Cuando era chaval estudiaba Historia Sagrada. La Historia Sagrada desafiaba cualquier concepto moderno de Historia. La Historia se basa en hechos científicamente demostrables, algo se lo que adolece la Historia Sagrada en su mayor parte. Como señalas muy bien, la fe se basa en la confianza. De hecho etimológicamente comparten raíz: "con-fido" y "fides". Confiamos en los historiadores porque no se fían de sí mismos, no vuelcan, o no deben hacerlo, su ideología, sino que procuran atender a las evidencias sin prejuicios, como un niño que se sorprende, como un científico que se asombra ante la naturaleza, sin pensar de inmediato que hay un Dios detrás de cada fenómeno.

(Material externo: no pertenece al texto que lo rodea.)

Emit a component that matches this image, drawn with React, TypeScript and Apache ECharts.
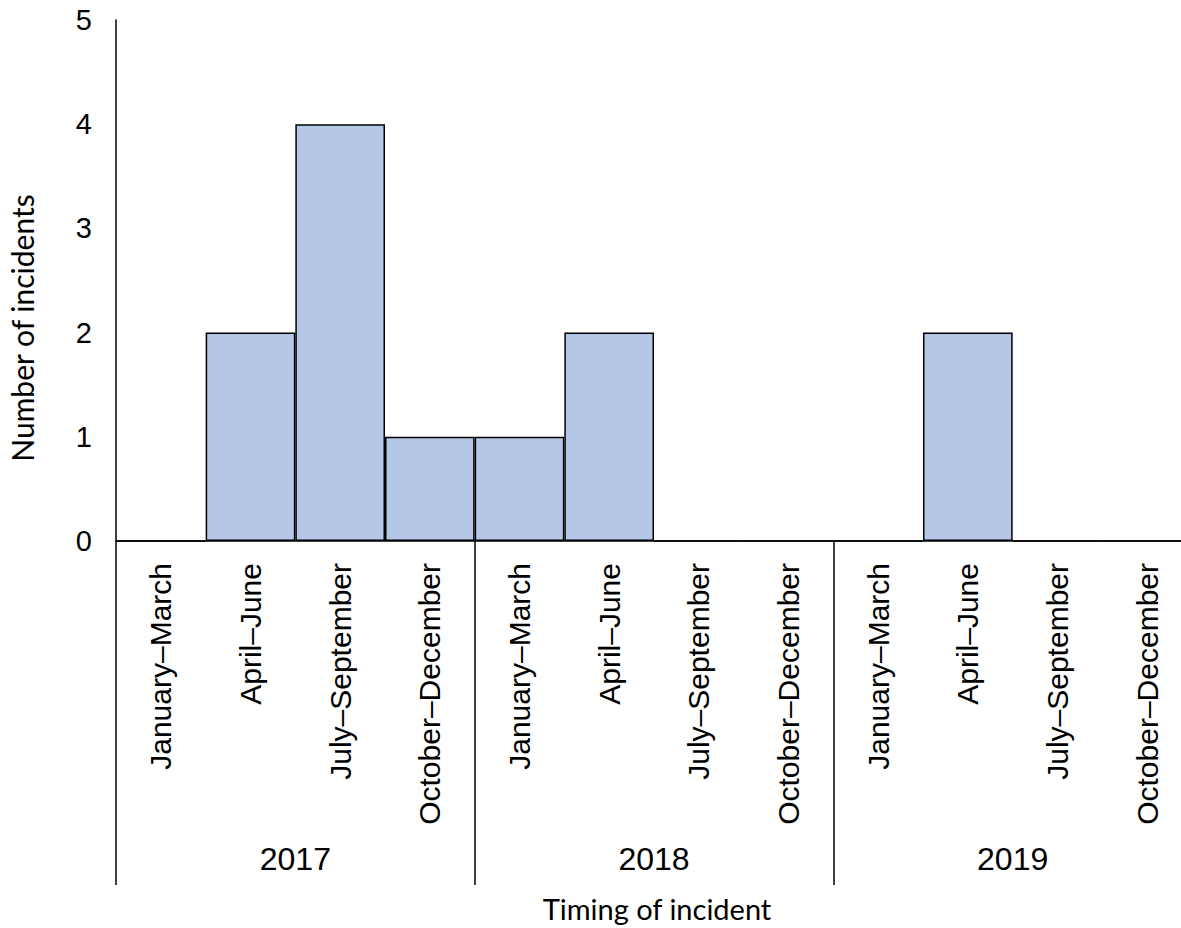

Sin embargo, la fe es necesaria. La fé, la religión, extiende sus tentáculos a lo que la pobre ciencia no consigue alcanzar." "Fe es creer en lo que no vimos ", decía aquella escolástica que nos inculcaban en nuestras tiernas mentes. Ahora, ya adultos, se nos pide confianza, un presidente pide confianza a la Cámara, es decir, pide que los diputados tengan fe en él, porque confiar es proyectarse hacia el futuro. Nada podría hacerse sin fe, ni un gran edificio, ni un gran proyecto político, ni la compra de nuestra casa. Al fin y al cabo, el lema de los notarios es "Nihil prius fide", así reza el estampillado que acompaña a la fórmula final: "De lo que, como notario, doy fe.